Die 1990er Jahre versuchen zu einem Designbewusstsein zurückzukehren, das auf Schlichtheit und Einfachheit setzt und Sitzmöbel aus Naturholz anbietet. Helle Hölzer und eine konzise, rationale Grundhaltung erfüllen den Wunsch nach klaren Formen mit warmer, natürlicher Ausstrahlung. Zahlreiche Designer wie Jasper Morrison oder Axel Kufus, wenden sich gegen die Wohlstandseuphorie des ausgehenden Jahrhunderts. Risse im Gesellschaftsgefüge versinnbildlichen auch Werke wie Tejo Remys "Rug Chair", der aus Stoffresten besteht. In Brasilien konstruieren die Gebrüder Campana mit "Favela" einen Armlehnsessel aus den Abfallhölzern der Slums und weisen damit auf die Not der Bewohner wie auf die kreative Möglichkeit, auch aus minderwertigem Material gebrauchstüchtige Gegenstände zu kreieren. Auch Marcel Wanders" "Knotted Chair" bedient sich einfachster Textilschnüre; sein Stuhl ist so konstruiert, dass er ohne feste Stützen, nur aus der Verspannung des Netzes heraus, einen Menschen tragen kann.

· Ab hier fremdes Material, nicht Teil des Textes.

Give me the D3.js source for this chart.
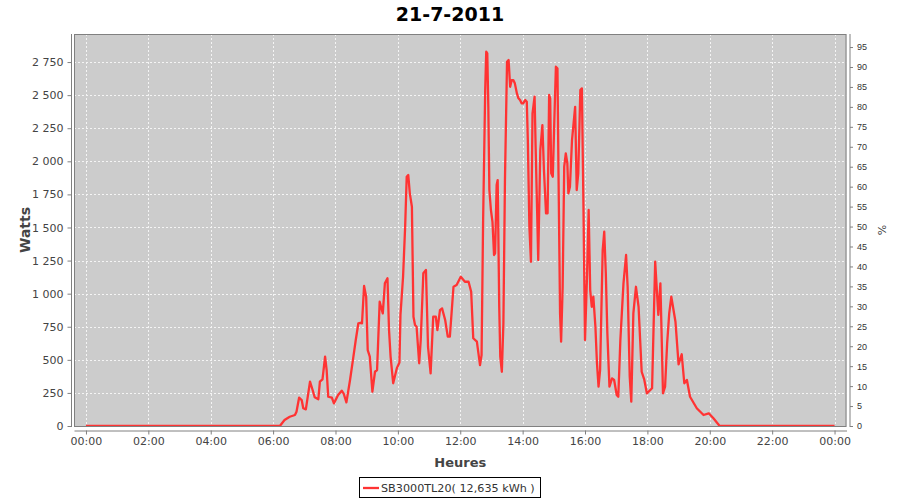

Im ersten Jahrzehnt des 21. Jahrhunderts setzen Designer wie Konstantin Grcic oder die Gebrüder Bouroullec den Ansatz, intelligente Designlösungen für breite Bevölkerungsschichten zu schaffen, fort. Gleichzeitig arbeiten junge Designer wie der Holländer Joris Laarman oder der Franzose Patrick Jouin mit digitalen Entwurfsmethoden, mit denen sie neue Konstruktionsweisen berechnen oder Mittel des Rapid Prototyping einsetzen. Ihre Werke haben stark experimentellen Charakter und muten wie Ideen für eine Welt von morgen an. Andere Designer, wie etwa der Niederländer Tord Boontje, operieren mit lasergeschnittenen Blechen, mit denen sie ornamentale Kompositionen erstehen lassen. Die meisten Objekte der jungen zeitgenössischen Designerszene sind nur in wenigen Exemplaren hergestellt und werden heute überwiegend über Designgalerien vertrieben. Als Sitzmöbel für ein neues Zeitalter nehmen sie den elitären Impuls der 1980er Jahre wieder auf; in geringer Auflage produziert, stehen sie im Rang singulärer Kunstwerke. Museen, denen es gelingt, diese direkt vom Künstler zu erwerben, zeigen damit Modelle, die noch gänzlich "sehfrisch" sind und zu unmittelbaren Reflektionen Anlass geben.

Das MKG besitzt als eines der führenden Museen seiner Art in Deutschland eine umfangreiche Sammlung zur Geschichte des Designs des 20. Jahrhunderts. Ihr Herzstück ist die Sammlung der Sitzmöbel, die hunderte von Modellen aus allen Designepochen und den wichtigsten Ländern Europas, aber auch aus Australien, Japan, den USA und Brasilien enthält. Unter den Namen ihrer Entwerfer finden sich weltbekannte Namen wie William Morris, Peter Behrens, Henry van de Velde, Le Corbusier, Mies van der Rohe, Alvar Aalto, Eero Saarinen, Charles Eames und viele andere.